Bonsoir Personne !
Sur votre 1ère question, j’ai tenté de répondre à Catheter.
La 2ème question rejoint la première : ce n’est pas le rôle de l’avocat de chercher à connaître la vérité. Il n’est chargé que de la défense de son client. C’est le juge qui doit chercher la vérité, en précisant que l’avocat participe à l’œuvre de justice : la justice est traditionnellement représentée par une balance. Si une seule partie, l’accusation ou le demandeur, met ses arguments dans une balance, le juge sera démuni. C’est en posant sur la 2ème balance ses arguments que la défense va donner au juge des éléments différents, un éclairage autre, qui lui permettra de juger équitablement et de manière éclairée : soit il s’agira de preuves qui contredisent une affirmation adverse, soit ce sera un éclairage différent de faits qui sont en eux-mêmes établis. C’est pour cela que les avocats sont appelés des auxiliaires de justice : ils permettent que la justice soit rendue. Sans avocat pour défendre, ce serait impossible.
La 3ème question est beaucoup plus pratique : « De manière concrète, si un de vos client vous avoue les crimes pour lesquels il est poursuivi mais qu'il y a moyen de faire acquitter votre client (pour diverses raisons : absence d'aveu, pas assez de preuves...), quelle attitude serait à adopter selon vous ? ».
En pratique, un client qui avoue à son avocat son crime ou son forfait, c’est extrêmement rare et cela n’existe pour ainsi dire pas.

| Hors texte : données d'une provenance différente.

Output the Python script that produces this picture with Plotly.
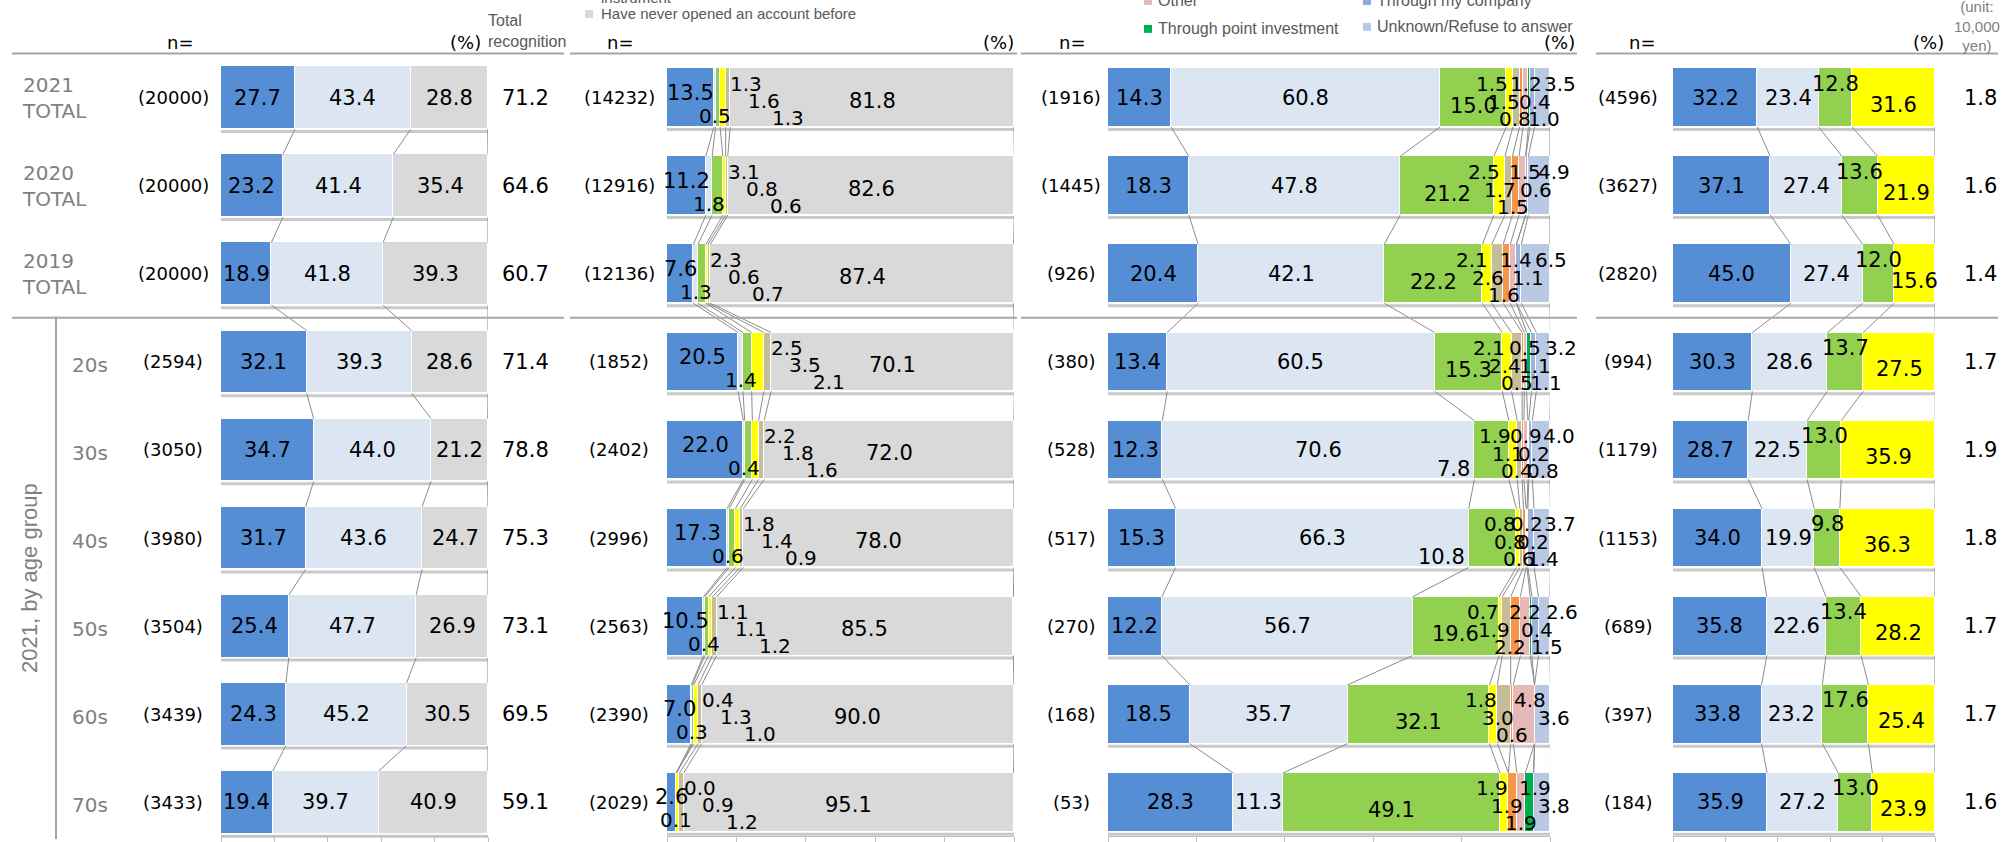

Les avocats sont en effet souvent perçus par certains clients (notamment en cas de commission d'office) comme faisant partie de la machine judiciaire qui est en train de les broyer. Nous sommes souvent obligés de leur rappeler que nous sommes là pour les défendre, et leur exposer les exigences du secret professionnel qui doit leur permettre de pouvoir se confier en toute confiance.
Au-delà, un client peut également mentir, même à son avocat et s’accuser d’une infraction qu’il n’a pas commise ou contester l’infraction qu’il a réellement commise (plus courant). Des personnes s’accusant d’une infraction qu’ils n’ont pas commise, c’est malheureusement extrêmement courant. C’est même la raison d’être de la réforme de la garde à vue dont nous allons parler plus bas.
C’est cette religion de l’aveu, érigé en reine des preuves et en véritable dogme, qui est à la base de centaines d’erreurs judiciaires et pas que les médiatiques (encore un exemple récent : Marc Machin qui, elle, est médiatique).
La seule chose qui compte finalement pour un avocat pour défendre son client, c’est le dossier, tout le dossier et rien que le dossier : est-ce qu’il y a des éléments suffisants pour établir avec certitude la culpabilité ou non ? Les déclarations du client car elles seront vraies ou fausses ne pourront en aucun cas suffire à établir cette culpabilité.
Même en présence d’une personne qui a volé et qui l'avouerait à son avocat, ce dont l’avocat n’a jamais aucune certitude, si les éléments de preuve ne sont pas présents, il doit soutenir la relaxe. Non pas en disant qu'il n'a pas volé, mais en disant que rien ne permet de l'en accuser. Car ce qui bénéficie peut-être à un coupable bénéficiera demain à l’innocent. C’est la raison d’être de la règle.
A l’inverse, si on se met à prendre des libertés avec la règle de preuve, les injustices se multiplieront d’autant.
Je connais l’argument qui consiste à dire qu’il vaut mieux une injustice (un innocent en prison) qu’un désordre (un coupable en liberté). Mais au-delà du fait que ceux qui tiennent cette maxime ne souhaiteraient pas qu'on la leur appliquât, il ne s'agit pas d'un argument mais d'un slogan.
Car le désordre nait de l’injustice. Et les règles de procédure et notamment de preuve sont justement là pour faire respecter la justice et donc l’ordre. Je crois que c’est Jean-Marc Varaut qui a dit : « le Code pénal est fait pour punir les coupables, et le code de procédure pénale pour protéger les innocents ».
Reste le cas de conscience. Il est évident qu’un avocat ne peut plaider contre sa conscience car il trahirait la morale, son serment, et ne défendrait pas correctement son client. Si en conscience il pense qu’il faut plaider « coupable » pour reprendre une expression de procédure anglo-saxonne, il ne peut pas plaider l’innocence.